Inference: Inspur CloudSea integrates RDMA in Kubernetes for serverless inference, reducing latency to ~1 ms.

Cloud Storage

NVMe‑over‑Fabrics: Huawei’s NoF+ solution on RoCEv2 delivers 10× higher throughput for exabyte‑scale data centers.

Distributed file systems: ByteDance’s ByteFUSE optimizes NFS with RDMA, reaching hundreds of GB/s and microsecond latency.

Finance & Edge Computing

High‑frequency trading: Shanghai Stock Exchange’s core trading system uses dual‑NIC redundancy for microsecond order processing.

Edge AI: Huawei 5G MEC accelerates data sync between edge nodes and cloud, supporting real‑time autonomous driving.

Challenges and Future Trends

Current Challenges

Hardware cost – InfiniBand and RoCEv2‑ready Ethernet are expensive for SMBs.

Protocol complexity – RoCEv2 requires DCQCN and PFC, demanding sophisticated congestion‑control tuning.

Ecosystem fragmentation – vendor‑specific RDMA implementations hinder cross‑platform compatibility.

Future Directions

DPUs and smart NICs will offload more protocol processing, enabling broader cloud adoption.

Convergence of 5G and RDMA to deliver end‑to‑end low‑latency for industrial IoT.

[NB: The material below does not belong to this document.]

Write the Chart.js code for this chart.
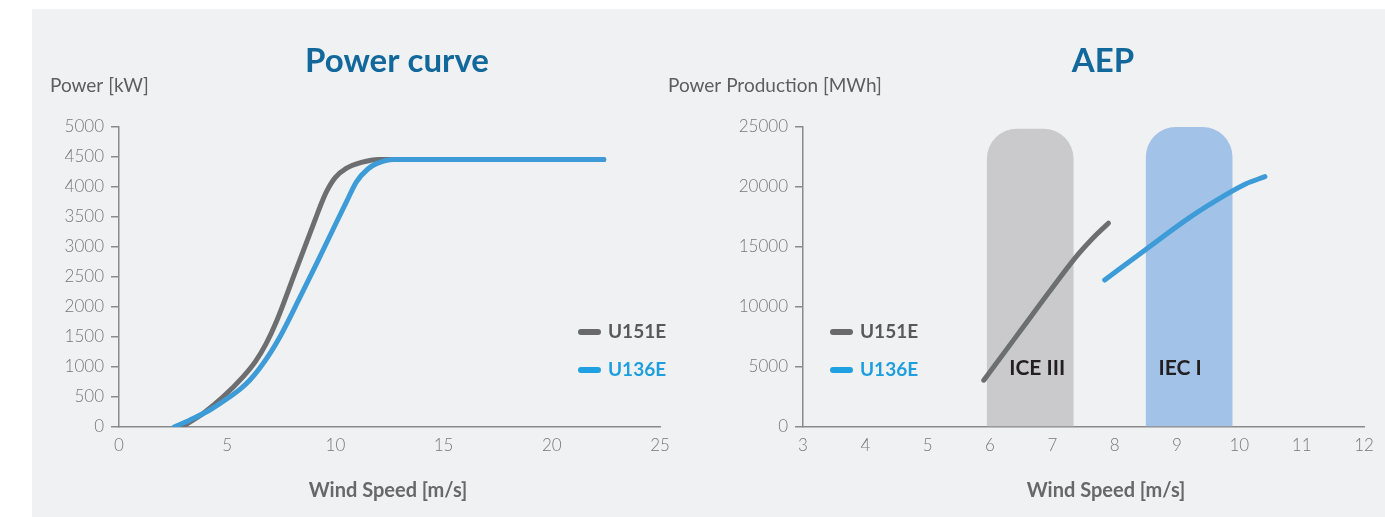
<!DOCTYPE html>
<html lang="en">
<head>
<meta charset="UTF-8">
<title>Power curve / AEP</title>
<script src="https://cdn.jsdelivr.net/npm/chart.js"></script>
<style>
  body { margin: 0; background: #fff; }
  .page { position: relative; width: 1385px; height: 517px; overflow: hidden; }
  .panel { position: absolute; left: 32px; top: 9px; width: 1353px; height: 508px; background: #f0f1f3; }
  #powerCurve { position: absolute; left: 32px; top: 9px; }
  #aep { position: absolute; left: 660px; top: 9px; }
</style>
</head>
<body>
<div class="page">
  <div class="panel"></div>
  <canvas id="powerCurve" width="660" height="508"></canvas>
  <canvas id="aep" width="725" height="508"></canvas>
</div>

<script>
  // --- data ---
  const seriesNames = ['U151E', 'U136E'];

  // power curve: wind speed [m/s] -> power [kW]
  const pcWindU151  = [2.9, 3.9, 4.82, 5.74, 6.3, 6.8, 7.3, 8.1, 9.1, 9.3, 9.6, 10.0, 10.5, 11.2, 12.0, 22.4];
  const pcPowerU151 = [0, 230, 505, 840, 1090, 1390, 1780, 2540, 3490, 3680, 3930, 4160, 4310, 4410, 4460, 4460];
  const pcWindU136  = [2.55, 3.28, 4.2, 5.13, 5.6, 6.05, 6.5, 6.98, 7.44, 8.36, 9.14, 9.9, 10.52, 10.98, 11.5, 11.9, 12.7, 22.4];
  const pcPowerU136 = [0, 117, 283, 505, 630, 783, 980, 1228, 1505, 2160, 2730, 3300, 3760, 4090, 4300, 4390, 4460, 4460];

  // AEP: mean wind speed [m/s] -> production [MWh]
  const aepWindU151 = [5.9, 6.5, 7.0, 7.4, 7.7, 7.9];
  const aepU151     = [3900, 8100, 11600, 14300, 16000, 16980];
  const aepWindU136 = [7.84, 8.5, 9.2, 9.8, 10.1, 10.41];
  const aepU136     = [12250, 14800, 17450, 19400, 20250, 20860];

  // wind class bands
  const bandLabels = ['ICE III', 'IEC I'];
  const bandFrom   = [5.95, 8.50];
  const bandTo     = [7.34, 9.89];
  const bandTop    = [24850, 25000];

  // tick labels
  const pcTicksX  = [0, 5, 10, 15, 20, 25];
  const pcTicksY  = [0, 500, 1000, 1500, 2000, 2500, 3000, 3500, 4000, 4500, 5000];
  const aepTicksX = [3, 4, 5, 6, 7, 8, 9, 10, 11, 12];
  const aepTicksY = [0, 5000, 10000, 15000, 20000, 25000];

  // --- colours ---
  const GRAY = '#6d6e70';
  const BLUE = '#3d9bd7';
  const AXIS = '#8a8a8a';
  const TICK = '#77787a';
  const FONT = 'Lato, "Open Sans", sans-serif';

  const pairs = (xs, ys) => xs.map((x, i) => ({ x: x, y: ys[i] }));

  const lineStyle = {
    type: 'line',
    borderWidth: 5,
    borderCapStyle: 'round',
    borderJoinStyle: 'round',
    pointRadius: 0,
    fill: false,
    cubicInterpolationMode: 'monotone'
  };

  // titles, axis captions, legend and band labels
  const captions = {
    id: 'captions',
    afterDatasetsDraw(chart, args, o) {
      const ctx = chart.ctx;
      ctx.save();
      ctx.textBaseline = 'middle';

      // band labels
      if (o.bands) {
        const meta = chart.getDatasetMeta(o.bands.dataset);
        const y = chart.scales.y.getPixelForValue(o.bands.at);
        ctx.font = 'bold 21px ' + FONT;
        ctx.fillStyle = '#231f20';
        ctx.textAlign = 'center';
        meta.data.forEach((bar, i) => ctx.fillText(o.bands.labels[i], bar.x + o.bands.dx[i], y));
      }

      // title
      ctx.font = 'bold 33px ' + FONT;
      ctx.fillStyle = '#12689a';
      ctx.textAlign = 'center';
      ctx.fillText(o.title, o.titleX, 52);

      // axis captions
      ctx.font = '19px ' + FONT;
      ctx.fillStyle = '#5d5e60';
      ctx.textAlign = 'left';
      ctx.fillText(o.yTitle, o.yTitleX, 77);
      ctx.font = 'bold 20px ' + FONT;
      ctx.fillStyle = '#67686a';
      ctx.textAlign = 'center';
      ctx.fillText(o.xTitle, o.xTitleX, 482);

      // legend
      let ly = o.legend.y;
      chart.data.datasets.filter(d => d.legendText).forEach(d => {
        ctx.strokeStyle = d.legendLine;
        ctx.lineWidth = 6;
        ctx.lineCap = 'round';
        ctx.beginPath();
        ctx.moveTo(o.legend.x + 3, ly);
        ctx.lineTo(o.legend.x + 20, ly);
        ctx.stroke();
        ctx.font = 'bold 19px ' + FONT;
        ctx.fillStyle = d.legendText;
        ctx.textAlign = 'left';
        ctx.fillText(d.label, o.legend.x + 30, ly);
        ly += o.legend.gap;
      });
      ctx.restore();
    }
  };

  function makeOptions(p) {
    const tickFont = { family: FONT, size: 17, weight: '300' };
    return {
      responsive: false,
      animation: false,
      events: [],
      layout: { padding: { top: 118, right: p.padRight, bottom: 0, left: 0 } },
      plugins: { legend: { display: false }, tooltip: { enabled: false }, captions: p.captions },
      scales: {
        x: {
          type: 'linear',
          offset: false,
          min: p.xTicks[0],
          max: p.xTicks[p.xTicks.length - 1],
          afterBuildTicks: s => { s.ticks = p.xTicks.map(v => ({ value: v })); },
          afterFit: s => { s.height = 90; },
          grid: { display: false, drawTicks: false, offset: false },
          border: { display: true, color: AXIS, width: 1.5 },
          ticks: { color: TICK, font: tickFont, padding: 8, maxRotation: 0, autoSkip: false, callback: v => String(v) }
        },
        y: {
          type: 'linear',
          min: p.yTicks[0],
          max: p.yTicks[p.yTicks.length - 1],
          afterBuildTicks: s => { s.ticks = p.yTicks.map(v => ({ value: v })); },
          afterFit: s => { s.width = p.yWidth; },
          grid: { drawOnChartArea: false, drawTicks: true, tickLength: 8, color: AXIS, lineWidth: 1.5 },
          border: { display: true, color: AXIS, width: 1.5 },
          ticks: { color: TICK, font: tickFont, padding: 7, autoSkip: false, callback: v => String(v) }
        }
      }
    };
  }

  // Power curve
  new Chart(document.getElementById('powerCurve'), {
    type: 'line',
    data: {
      datasets: [
        Object.assign({}, lineStyle, { label: seriesNames[0], data: pairs(pcWindU151, pcPowerU151),
          borderColor: GRAY, order: 2, legendLine: '#69696b', legendText: '#58595b' }),
        Object.assign({}, lineStyle, { label: seriesNames[1], data: pairs(pcWindU136, pcPowerU136),
          borderColor: BLUE, order: 1, legendLine: '#1fa0e0', legendText: '#1e9fdd' })
      ]
    },
    plugins: [captions],
    options: makeOptions({
      xTicks: pcTicksX, yTicks: pcTicksY, yWidth: 87, padRight: 32,
      captions: {
        title: 'Power curve', titleX: 365,
        yTitle: 'Power [kW]', yTitleX: 18,
        xTitle: 'Wind Speed [m/s]', xTitleX: 356,
        legend: { x: 546, y: 323, gap: 38 }
      }
    })
  });

  // AEP
  new Chart(document.getElementById('aep'), {
    type: 'line',
    data: {
      datasets: [
        Object.assign({}, lineStyle, { label: seriesNames[0], data: pairs(aepWindU151, aepU151),
          borderColor: GRAY, order: 1, legendLine: '#69696b', legendText: '#58595b' }),
        Object.assign({}, lineStyle, { label: seriesNames[1], data: pairs(aepWindU136, aepU136),
          borderColor: BLUE, order: 1, legendLine: '#1fa0e0', legendText: '#1e9fdd' }),
        {
          type: 'bar',
          label: 'wind class',
          data: pairs(bandFrom.map((f, i) => (f + bandTo[i]) / 2), bandTop),
          backgroundColor: ['#cacacc', '#a2c2e7'],
          borderWidth: 0,
          borderRadius: { topLeft: 30, topRight: 30 },
          borderSkipped: 'start',
          categoryPercentage: 1,
          // the bar ruler is one tick step (1 m/s) wide, so this is the band width
          barPercentage: bandTo[0] - bandFrom[0],
          order: 3
        }
      ]
    },
    plugins: [captions],
    options: makeOptions({
      xTicks: aepTicksX, yTicks: aepTicksY, yWidth: 143, padRight: 21,
      captions: {
        title: 'AEP', titleX: 443,
        yTitle: 'Power Production [MWh]', yTitleX: 8,
        xTitle: 'Wind Speed [m/s]', xTitleX: 446,
        legend: { x: 170, y: 323, gap: 38 },
        bands: { dataset: 2, labels: bandLabels, at: 4900, dx: [7, -9] }
      }
    })
  });
</script>
</body>
</html>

Open‑source driver projects (e.g., Alibaba Elastic RDMA) will standardize interfaces and lower development barriers.

Conclusion

RDMA reshapes high‑performance networking through hardware innovation and protocol offload, delivering substantial gains in HPC, AI, and cloud storage. As DPUs, CXL, and 5G mature, RDMA will extend to edge and wide‑area networks, becoming a cornerstone of the intelligent era. Researchers should focus on hardware‑software co‑design, stack optimization, and cross‑ecosystem integration to capitalize on RDMA opportunities.